RobustA: Robust Anomaly Detection in Multimodal Data

TL;DR

This work targets the practical challenge of deploying multimodal anomaly detection systems under modality corruption. It introduces RobustA, a dataset with extensive audio and visual corruptions, and a robust method that learns audio and visual features in a shared space while dynamically weighting modalities during inference. The approach demonstrates superior robustness across corruption types and levels, including extreme missing data, and shows favorable zero-shot generalization. The findings imply significant real-world impact by enabling more reliable multimodal anomaly detection in adverse environments.

Abstract

In recent years, multimodal anomaly detection methods have demonstrated remarkable performance improvements over video-only models.

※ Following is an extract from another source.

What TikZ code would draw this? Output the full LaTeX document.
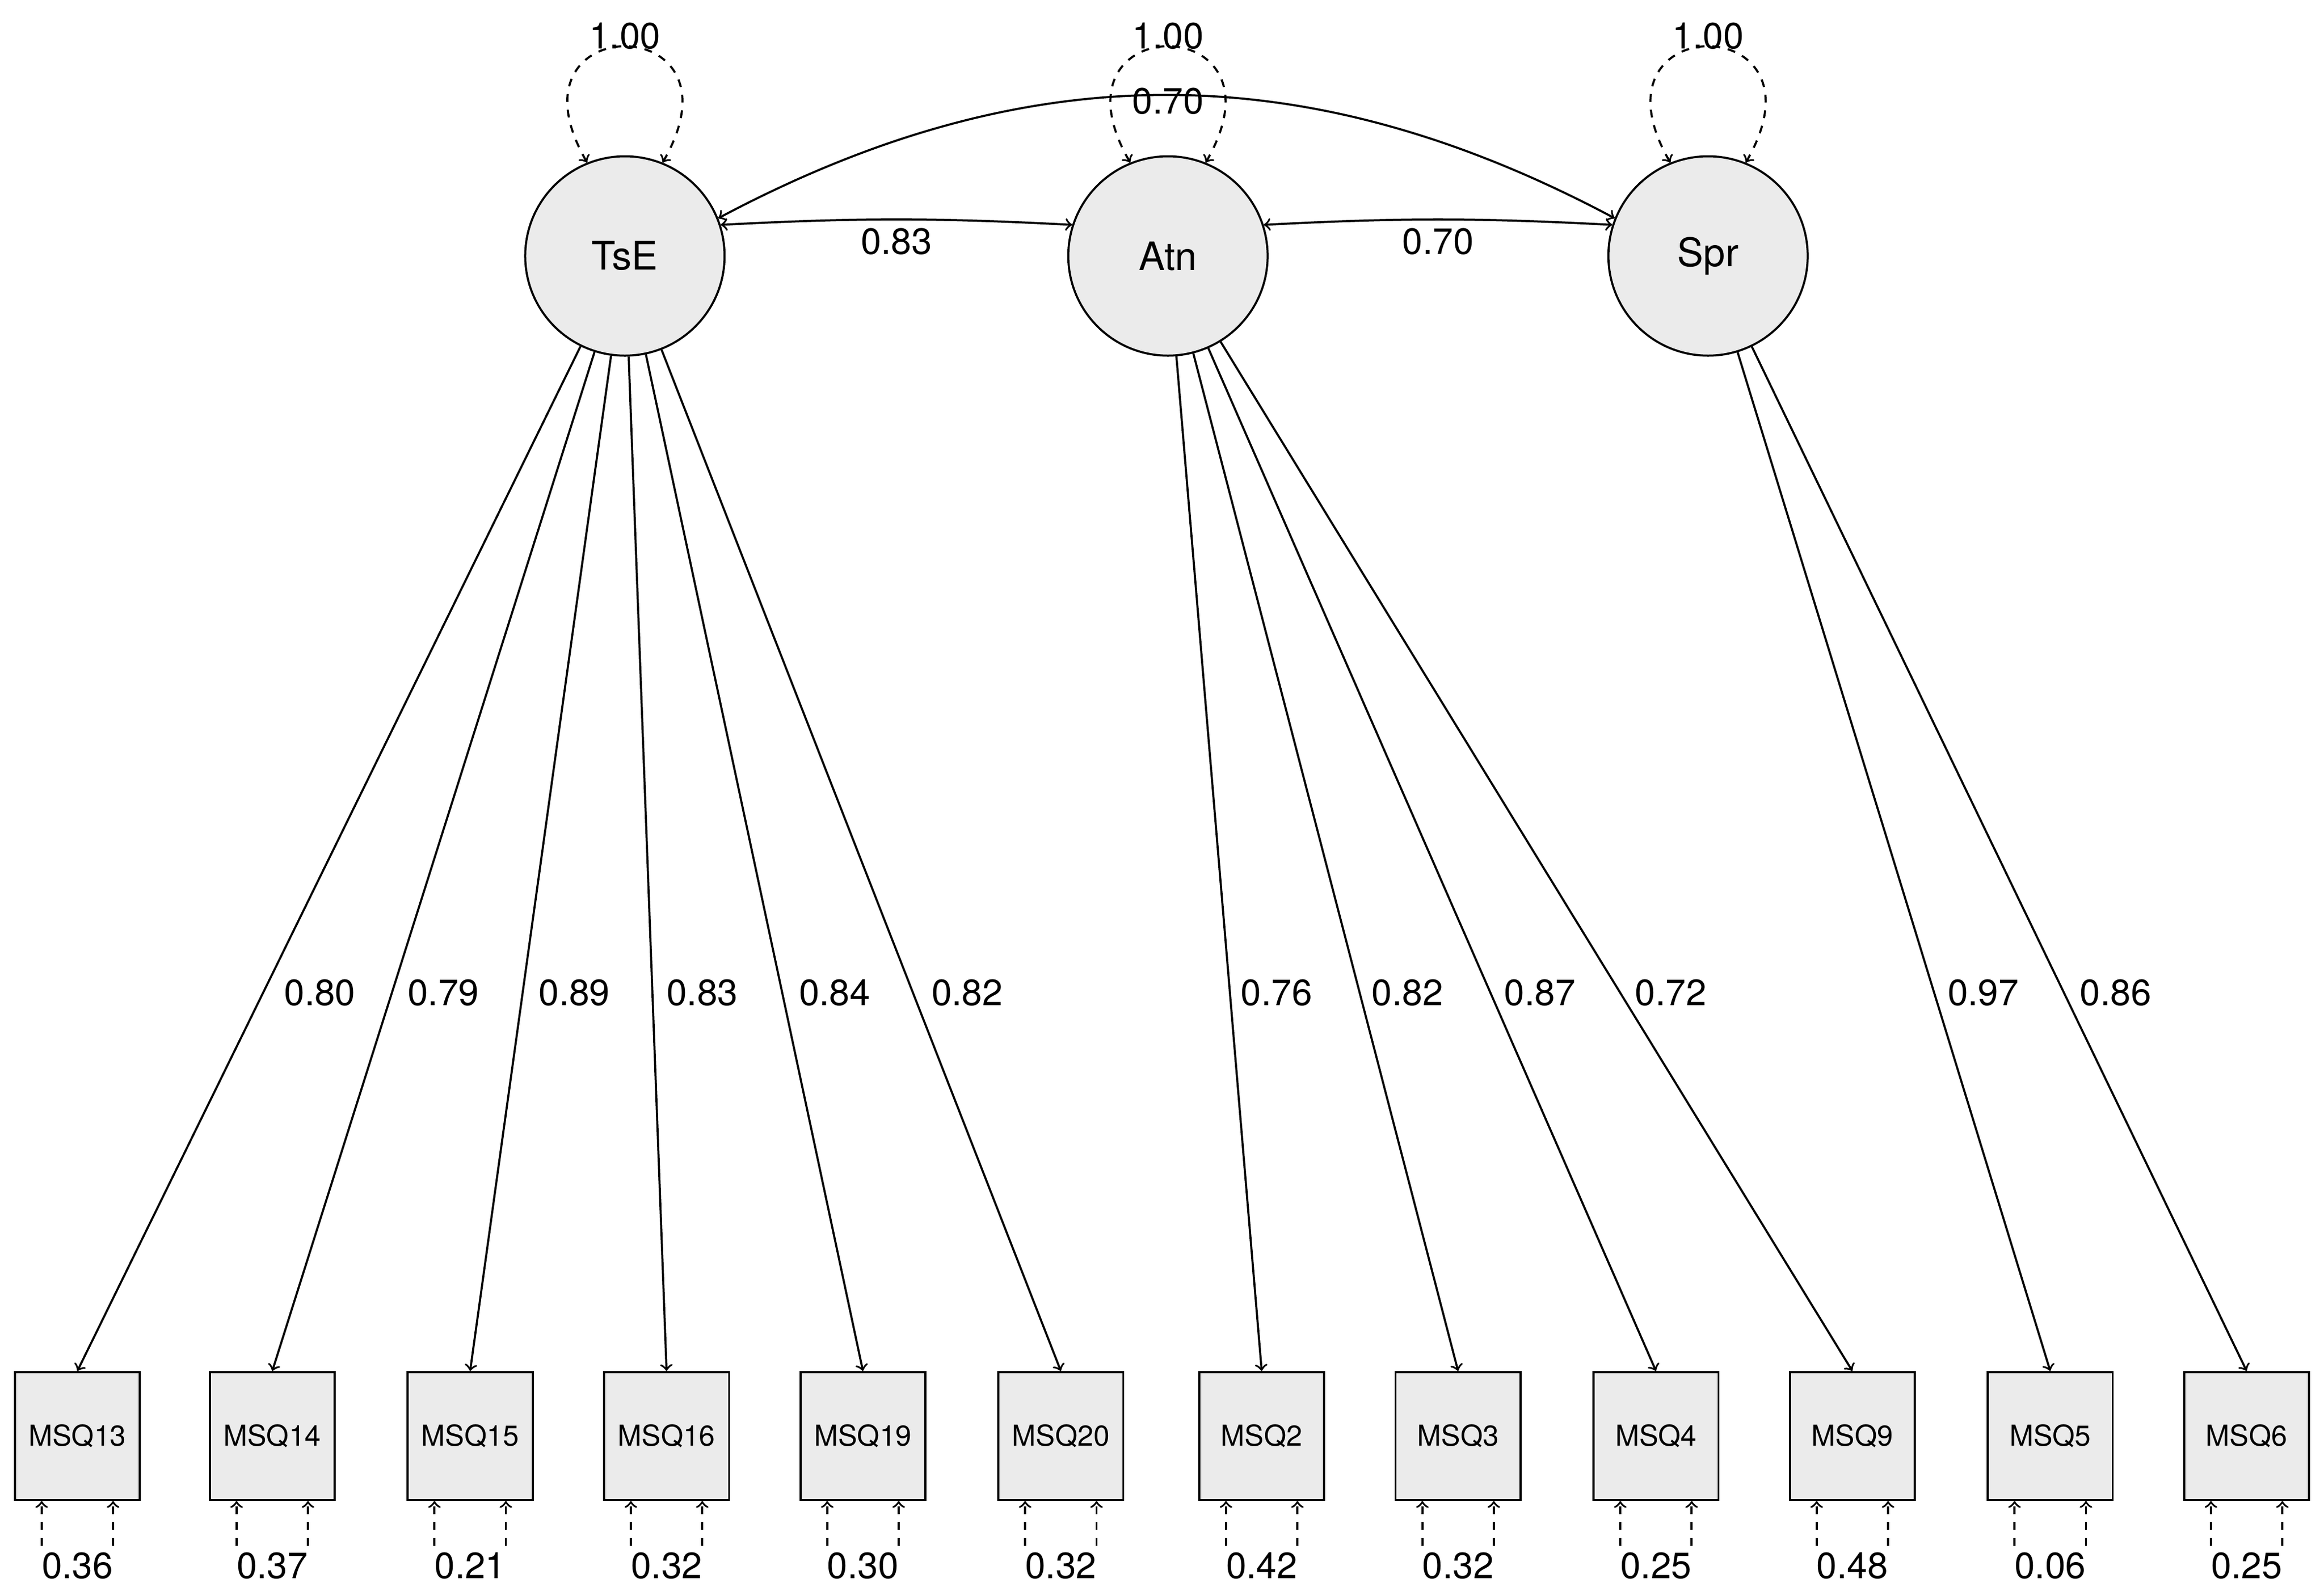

However, real-world multimodal data is often corrupted due to unforeseen environmental distortions. In this paper, we present the first-of-its-kind work that comprehensively investigates the adverse effects of corrupted modalities on multimodal anomaly detection task. To streamline this work, we propose RobustA, a carefully curated evaluation dataset to systematically observe the impacts of audio and visual corruptions on the overall effectiveness of anomaly detection systems. Furthermore, we propose a multimodal anomaly detection method, which shows notable resilience against corrupted modalities. The proposed method learns a shared representation space for different modalities and employs a dynamic weighting scheme during inference based on the estimated level of corruption. Our work represents a significant step forward in enabling the real-world application of multimodal anomaly detection, addressing situations where the likely events of modality corruptions occur. The proposed evaluation dataset with corrupted modalities and respective extracted features will be made publicly available.

Figures (5)

• Figure 1: Existing multimodal anomaly detection approaches wu2020notzhou2024learningtian2021weakly are not robust when subjected to corruptions in either modality, including vision (e.g., fog and motion blur) or audio (e.g., babble).
• Figure 2: Architecture of our approach. Modality-specific features are extracted using pre-trained audio and visual encoders. A linear projection is used to match the feature dimensions. Modality embeddings are independently mapped to learn representations in a shared space. During inference, the shared learning space helps mitigate the adverse effects of modality corruptions. Moreover, a dynamic weighting scheme is utilized to adjust the weights of the corrupted modality for better anomaly detection.
• Figure 3: Examples of a few visual and audio corruptions demonstrating the challenging scenarios presented in our proposed benchmark.
• Figure 4: Comparison of weighting schemes (average and dynamic) with baseline concatenation approach wu2020not on two visual and one audio corruption.
• Figure 5: Qualitative results of RobustA and the baseline on three videos taken from XD-Violence dataset. Blue represents baseline anomaly scores whereas green represents RobustA results. Dotter represents clean test samples whereas solid highlights corruption cases. As seen, our approach generally outputs comparable anomaly scores for clean and corruption cases. The baseline, while generating competitive anomaly scores for clean samples, demonstrates deteriorated performance when the input is corrupted. Red shaded area represents anomaly ground truth.